雑誌のほうに冷静さがあれば、他からの批判の投げかけがある中で、当たっているものについては認められるはずだから、そうしてほしいものである

 性の少数者には生産性が無いと言った議員の発言について、そんなにおかしいかとして、雑誌では企画が組まれている。(生産性が無いという)議員の発言への批判はどれも冷静さのかけらもなかったという。雑誌ではそう言っているが、思わず冷静さを失ってしまうくらいに燃料を投下してしまっているのは雑誌のほうだろう。雑誌のかまえが上から目線なので、それもまた燃料になっている。上から目線ということについては、あまり人のことは言えないものではあるが。

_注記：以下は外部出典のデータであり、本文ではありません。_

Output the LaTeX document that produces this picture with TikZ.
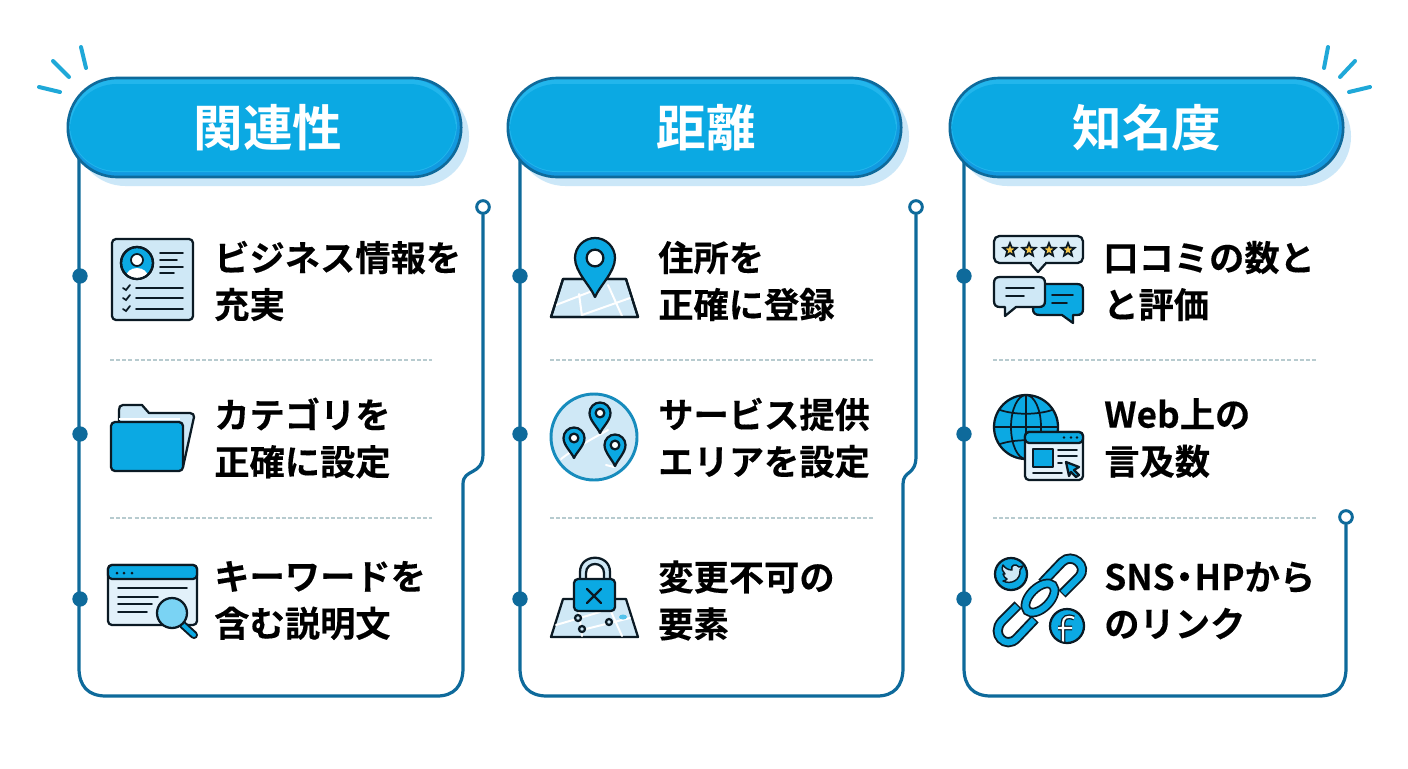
\documentclass[tikz,border=0pt]{standalone}
\usepackage{fontspec}
\setmainfont{Noto Sans CJK JP}[BoldFont={Noto Sans CJK JP Bold}]
\newfontfamily\itemfont{Noto Sans CJK JP Bold}[FakeBold=0.25]
\usetikzlibrary{calc}
\definecolor{blu}{HTML}{0BA9E3}
\definecolor{bluhi}{HTML}{22B6EC}
\definecolor{bludk}{HTML}{1299E0}
\definecolor{shadowc}{HTML}{CBE7F8}
\definecolor{linec}{HTML}{0E6A9B}
\definecolor{lite}{HTML}{CFE8F6}
\definecolor{ink}{HTML}{0B1A24}
\definecolor{spark}{HTML}{1FA8D8}
\definecolor{divc}{HTML}{B7CBCF}
\definecolor{starc}{HTML}{F6C84C}
\tikzset{
  pilltext/.style={text=white,font=\fontsize{37.2}{40}\selectfont\bfseries,anchor=center},
  pillbox/.style={draw=linec,line width=2pt,rounded corners=37pt,inner sep=0pt,minimum height=74.25pt,minimum width=295pt},
  frameline/.style={draw=linec,line width=2.4pt,line cap=round},
  dotn/.style={circle,fill=linec,inner sep=0pt,minimum size=11.5pt},
  opendot/.style={circle,draw=linec,fill=white,line width=2.2pt,inner sep=0pt,minimum size=9.5pt},
  itemtext/.style={anchor=west,align=left,inner sep=0pt,text=black,font=\itemfont\fontsize{26.45}{35.2}\selectfont},
  divider/.style={draw=divc,line width=0.8pt,dash pattern=on 3pt off 1.6pt},
  sparkline/.style={draw=spark,line width=3pt,line cap=round},
  ico/.style={draw=ink,line width=1.7pt,line join=round,line cap=round},
  thin ico/.style={draw=ink,line width=1.3pt,line cap=round},
  road/.style={draw=white,line width=1.5pt,line cap=round},
}
\newcommand{\mypill}[4]{% name, left x, centre of text, text
  \fill[shadowc,rounded corners=37pt] (#2+8,87) rectangle (#2+401,186);
  \fill[bludk,rounded corners=37pt] (#2,78) rectangle (#2+393,177);
  \fill[bluhi,rounded corners=36pt] (#2+1,79) rectangle (#2+389,172);
  \fill[blu,rounded corners=35pt] (#2+2,84) rectangle (#2+388,171);
  \node[pillbox] (#1) at (#2+196.5,127.5) {};
  \node[pilltext] (#1t) at (#3,128) {#4};
}
\newcommand{\mypin}[4]{% x y r tip
  \draw[ico,fill=blu] (#1,#4) .. controls (#1-.25*#3,#4-.3*#4+.3*#2) and (#1-#3,#2+.7*#3) .. (#1-#3,#2)
    .. controls (#1-#3,#2-.55*#3) and (#1-.55*#3,#2-#3) .. (#1,#2-#3)
    .. controls (#1+.55*#3,#2-#3) and (#1+#3,#2-.55*#3) .. (#1+#3,#2)
    .. controls (#1+#3,#2+.7*#3) and (#1+.25*#3,#4-.3*#4+.3*#2) .. (#1,#4) -- cycle;
  \draw[ico,fill=white] (#1,#2) circle[radius=.42*#3];
}
\newcommand{\mystar}[2]{%
  \draw[thin ico,fill=starc,shift={(#1,#2)}] (0,-7)--(1.8,-2.5)--(6.7,-2.2)--(2.9,1)--(4.1,5.7)--(0,3.1)--(-4.1,5.7)--(-2.9,1)--(-6.7,-2.2)--(-1.8,-2.5)--cycle;
}
\newcommand{\mymap}[1]{% top y offset
  \draw[ico,fill=lite] (563,#1)--(626,#1)--(638,#1+38)--(551,#1+38)--cycle;
}
\begin{document}
\begin{tikzpicture}[x=0.75pt,y=-0.75pt]
\useasboundingbox (0,0) rectangle (1408,768);
\fill[white] (0,0) rectangle (1408,768);

% sparks
\draw[sparkline] (39,87)--(60,92) (53,61)--(69,77) (81,47)--(86,68);
\draw[sparkline] (1328,47)--(1324,68) (1355,61)--(1340,77) (1370,87)--(1349,92);

% end markers
\node[opendot] (endA) at (483,207) {};
\node[opendot] (endB) at (916,207) {};
\node[opendot] (endC) at (1346,517) {};
\coordinate (startA) at (79,150);
\coordinate (startB) at (520,150);
\coordinate (startC) at (964,150);

% frames
\draw[frameline] (startA) -- (79,668) .. controls (79,686) and (88,696) .. (106,696) -- (437,696) .. controls (454,696) and (463,686) .. (463,668) -- (463,484) .. controls (463,468) and (483,476) .. (483,454) -- (endA.south);
\draw[frameline] (startB) -- (520,668) .. controls (520,686) and (529,696) .. (547,696) -- (877,696) .. controls (894,696) and (903,686) .. (903,668) -- (903,484) .. controls (903,470) and (916,476) .. (916,456) -- (endB.south);
\draw[frameline] (startC) -- (964,668) .. controls (964,686) and (973,696) .. (991,696) -- (1319,696) .. controls (1337,696) and (1346,686) .. (1346,668) -- (endC.south);

% pills
\mypill{pillA}{68}{268}{関連性}
\mypill{pillB}{508}{706}{距離}
\mypill{pillC}{950}{1147}{知名度}

% dots
\foreach \nm/\x in {A/80,B/520,C/964}{
  \node[dotn] (dot\nm1) at (\x,276) {};
  \node[dotn] (dot\nm2) at (\x,434) {};
  \node[dotn] (dot\nm3) at (\x,599) {};
}

% dividers
\foreach \a/\b in {110/432,550/874,993/1317}{
  \draw[divider] (\a,360)--(\b,360);
  \draw[divider] (\a,518)--(\b,518);
}

% texts
\node[itemtext] (tA1) at (214,281) {ビジネス情報を\\充実};
\node[itemtext] (tA2) at (214,438) {カテゴリを\\正確に設定};
\node[itemtext] (tA3) at (214,600.5) {キーワードを\\含む説明文};
\node[itemtext] (tB1) at (658,281) {住所を\\正確に登録};
\node[itemtext] (tB2) at (658,438) {サービス提供\\エリアを設定};
\node[itemtext] (tB3) at (658,600.5) {変更不可の\\要素};
\node[itemtext] (tC1) at (1103,281) {口コミの数と\\と評価};
\node[itemtext] (tC2) at (1104,438) {Web上の\\言及数};
\node[itemtext] (tC3) at (1104,600.5) {SNS\kern-.22em・\kern-.22em HPから\\のリンク};

% ---- icon: profile card
\draw[ico,fill=lite,rounded corners=3pt] (112,239) rectangle (193,320);
\draw[ico,fill=blu] (137,263) circle[radius=16];
\begin{scope}
\clip (137,263) circle[radius=15];
\fill[white] (137,277) ellipse (11 and 9);
\end{scope}
\draw[draw=ink,line width=1.3pt,fill=white] (137,260) circle[radius=6];
\draw[ico] (137,263) circle[radius=16];
\draw[thin ico] (160,253)--(183,253) (160,260)--(177,260) (160,267)--(183,267) (160,273)--(174,273);
\draw[thin ico] (136,288)--(183,288) (136,298)--(183,298) (136,309)--(183,309);
\foreach \yy in {288,298,309}{\draw[thin ico] (123,\yy)--(126,\yy+2)--(130,\yy-3);}

% ---- icon: folder
\draw[ico,fill=lite] (119,424)--(119,410) .. controls (119,407) and (120,405) .. (123,405) -- (142,405) -- (149,413) -- (190,413) .. controls (193,413) and (194,415) .. (194,417) -- (183,467) -- cycle;
\draw[draw=white,line width=1.5pt] (119,419)--(180,419);
\draw[ico,fill=blu,rounded corners=3pt] (111,422) rectangle (183,471);

% ---- icon: browser + magnifier
\draw[ico,fill=lite!60,rounded corners=3pt] (108,565) rectangle (197,625);
\draw[ico,fill=blu,rounded corners=3pt] (108,565) rectangle (197,579);
\fill[ink] (117,573) circle[radius=1.5] (124,573) circle[radius=1.5] (132,573) circle[radius=1.5];
\draw[thin ico] (118,588)--(187,588) (118,597)--(158,597) (118,604)--(152,604) (118,612)--(147,612);
\draw[draw=ink,line width=6pt,line cap=round] (183,625)--(194,635);
\draw[draw=blu,line width=3pt,line cap=round] (183,625)--(194,635);
\draw[ico,fill=bluhi!60!white] (172,613) circle[radius=15];

% ---- icon: map + pin
\mymap{279}
\begin{scope}\clip (563,279)--(626,279)--(638,317)--(551,317)--cycle;
\draw[road] (556,305)--(600,288) (579,294)--(582,316) (582,315)--(630,298) (608,285)--(622,316);
\end{scope}
\draw[ico] (563,279)--(626,279)--(638,317)--(551,317)--cycle;
\mypin{595}{258}{20}{297}

% ---- icon: area circle + pins
\draw[draw=linec!45!spark,line width=2.2pt,fill=lite] (594,437) circle[radius=43];
\draw[road] (561,459) .. controls (575,448) and (590,440) .. (608,430);
\draw[road] (606,465)--(614,467);
\mypin{600}{413}{10.5}{433}
\mypin{574}{438}{10.5}{458}
\mypin{615}{445}{10.5}{466}

% ---- icon: locked map
\mymap{599}
\begin{scope}\clip (563,599)--(626,599)--(638,637)--(551,637)--cycle;
\draw[road] (556,625)--(600,612) (579,612)--(582,636) (582,630)--(630,618) (608,605)--(622,636);
\end{scope}
\fill[blu!70] (623,617) ellipse (4 and 2.5);
\draw[ico,fill=lite] (580,582) -- (580,572) .. controls (580,553) and (610,553) .. (610,572) -- (610,582) -- (604,582) -- (604,573) .. controls (604,561) and (586,561) .. (586,573) -- (586,582) -- cycle;
\draw[ico,fill=blu,rounded corners=3pt] (574,579) rectangle (615,611);
\draw[ico] (587,589)--(601,603) (601,589)--(587,603);
\draw[ico,fill=lite] (578,618) circle[radius=3] (582,629) circle[radius=3] (609,622) circle[radius=3];

% ---- icon: reviews
\draw[ico,fill=lite!75,rounded corners=4pt] (994,236) rectangle (1083,263);
\draw[ico,fill=lite!75] (1030,263)--(1038,272)--(1046,263);
\fill[lite!75] (1031.5,261)--(1044.5,261)--(1044.5,262.5)--(1031.5,262.5)--cycle;
\mystar{1010}{250}\mystar{1029}{250}\mystar{1049}{250}\mystar{1068}{250}
\draw[ico,fill=blu] (1040,284) -- (1077,284) .. controls (1081,284) and (1083,286) .. (1083,290) -- (1083,309) .. controls (1083,313) and (1081,315) .. (1077,315) -- (1073,315) -- (1073,323) -- (1062,315) -- (1040,315) .. controls (1035,315) and (1033,313) .. (1033,309) -- cycle;
\draw[thin ico] (1052,295)--(1073,295) (1052,303)--(1067,303);
\draw[ico,fill=lite] (1000,277) -- (1039,277) .. controls (1043,277) and (1045,279) .. (1045,283) -- (1045,301) .. controls (1045,305) and (1043,307) .. (1039,307) -- (1016,307) -- (1005,316) -- (1005,307) -- (1000,307) .. controls (996,307) and (994,305) .. (994,301) -- (994,283) .. controls (994,279) and (996,277) .. (1000,277) -- cycle;
\draw[thin ico] (1006,288)--(1034,288) (1006,296)--(1024,296);

% ---- icon: globe + window
\draw[ico,fill=blu] (1026,427) circle[radius=32];
\draw[thin ico] (1026,395)--(1026,459) (994,427)--(1058,427) (1026,427) ellipse (15 and 32);
\draw[thin ico] (1000,410) .. controls (1015,415) and (1037,415) .. (1052,410);
\draw[thin ico] (1000,444) .. controls (1015,439) and (1037,439) .. (1052,444);
\draw[ico,fill=lite!55,rounded corners=3pt] (1025,432) rectangle (1083,480);
\draw[ico,fill=blu,rounded corners=3pt] (1025,432) rectangle (1083,443);
\fill[ink] (1064,437.5) circle[radius=1.3] (1071,437.5) circle[radius=1.3] (1077,437.5) circle[radius=1.3];
\draw[ico,fill=blu] (1033,449) rectangle (1053,467);
\draw[thin ico] (1058,450)--(1077,450) (1058,456)--(1077,456) (1058,463)--(1062,463) (1033,473)--(1062,473);
\draw[ico,fill=blu] (1066,462)--(1079,467)--(1074,470)--(1079,475)--(1076,477)--(1071,472)--(1069,476)--cycle;

% ---- icon: links
\draw[draw=ink,line width=7.6pt,line cap=butt] (1042,583)--(1062,562) .. controls (1072,552) and (1089,566) .. (1079,577) -- (1062,594);
\draw[draw=blu,line width=4.8pt,line cap=butt,shorten <=1pt,shorten >=1pt] (1042,583)--(1062,562) .. controls (1072,552) and (1089,566) .. (1079,577) -- (1062,594);
\draw[draw=ink,line width=7.6pt,line cap=butt] (1018,605)--(1002,621) .. controls (990,634) and (1006,650) .. (1017,638) -- (1035,619);
\draw[draw=blu,line width=4.8pt,line cap=butt,shorten <=1pt,shorten >=1pt] (1018,605)--(1002,621) .. controls (990,634) and (1006,650) .. (1017,638) -- (1035,619);
\draw[draw=ink,line width=7.2pt] (1040,598) ellipse[x radius=18,y radius=10,rotate=45];
\draw[draw=blu,line width=4.6pt] (1040,598) ellipse[x radius=18,y radius=10,rotate=45];
\draw[ico,fill=blu] (1011,574) circle[radius=16];
\draw[draw=ink,line width=1.1pt,line join=round,fill=lite] (1003,581) .. controls (1011,585) and (1021,580) .. (1020,570) -- (1023,566) -- (1019,567) .. controls (1016,563) and (1010,565) .. (1012,570) .. controls (1008,570) and (1005,568) .. (1003,565) .. controls (1001,569) and (1003,572) .. (1005,574) -- (1003,574) .. controls (1004,577) and (1005,578) .. (1007,579) .. controls (1006,580) and (1005,581) .. (1003,581) -- cycle;
\draw[ico,fill=blu] (1067,626) circle[radius=17];
\begin{scope}
\clip (1067,626) circle[radius=16];
\draw[draw=ink,line width=3.6pt] (1074,618) .. controls (1067,615) and (1063,618) .. (1063,623) -- (1063,644) (1058,628)--(1072,628);
\draw[draw=white,line width=1.6pt] (1074,618) .. controls (1067,615) and (1063,618) .. (1063,623) -- (1063,644) (1058,628)--(1072,628);
\end{scope}
\end{tikzpicture}
\end{document}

 雑誌では、投げかけられた批判がどれも冷静さのかけらもないものだとして、まっとうな議論のきっかけとなる論考をお届けするとしている。それで、そんなにおかしいかという企画を組んでいる。題では、そんなにおかしいかとしているが、じっさいのところは、全然おかしくないというものだろう。批判をする方がおかしいというわけである。議員の発言や、それを載せた雑誌の記事と、新しく組まれた雑誌の企画について、非がないということで自己防衛に走っている。

 まっとうな議論のきっかけとなる論考をお届けするとのことだが、まっとうな議論のきっかけにならない論考をお届けしてしまってどうするのか。お届けしているものがおかしいだろう。まっとうな議論という前に、まっとうな認識ができていないことを疑わざるをえない。

 雑誌の記事の中では、こんなことを述べているという。性の少数者である LGBT が生きづらいなら痴漢常習者も同じだとのことだ。生きづらさとしては共通しているというのを言っているのだろうが、同じものだとして同列にするにふさわしいものではない。痴漢常習者は犯罪者なのであり、犯罪を犯した者と同列にあつかうべきではないから、類似していない。

 痴漢をする者の触る権利を社会は保障すべきでないのかとも記事では言う。触られる女性のショックを思えというか、とつづけている。そうであるのなら、LGBT 様が論壇の大通りを歩いている風景は私(執筆者)には死ぬほどショックだ、とのことだ。

 痴漢をする者の触る権利を社会が保障したとすれば、電車の中などで、人を触り放題になる。すでに、触られない権利があるのだから、触る権利ができたらおかしなことになる。触ることは、他者に危害をおよぼすことになるから、それをしない義務がある。電車の中などで、他の人を触ることの必要はないのだから、(触る権利を)受け入れることはできるものではない。

 触られる女性のショックを思えというのか、については、それを思うことはいるものだろう。自由主義では、現実に自分が男性であったとしても、もし自分が女性であったらという想定をとれる。もし自分が女性であると想定すると、ショックを思うことはできる。現実とまったく同じショックを思うことはできないが、ショックは思うことができるので、そこを無視することはできない。ショックというよりも、危害が加わるものではあるが。

 LGBT 様が論壇の大通りを歩いている風景は私(執筆者)には死ぬほどショックだと記事では言われている。ここで言われている、LGBT 様が論壇の大通りを歩いている風景というのは、本当にそんなものがあるのだろうか。その風景があるというのを客観で示せないのなら、主観であるのにとどまっている。論壇というよりも、世間で人々が声をあげているのがあるのだから、そちらのほうがずっと大事なことだろう。

 違法に人に触られるさいのショックと、LGBT についてのことで雑誌の執筆者が個人的に死ぬほどショックを受けるのとでは、ショックの意味あいがちがう。人に触られるさいにショックを受けるのは当然のことだ。それとは別に、雑誌の執筆者が個人的に死ぬほどショックを受けるのは、当然のこととは言えそうにない。個人的に死ぬほどショックだというのは、そう言ってはいるが、本当にそうしたショックを受けたのかは定かではない。

 ほかの多くの人が、死ぬほどショックを受けていなかったり、そこまでたいしたショックを受けていなかったりするのなら、ほかの多くの人の受けとり方のほうが正しいこともあるだろう。個人の受けとり方が絶対に正しいとは言えないという意味あいにおいてのものである。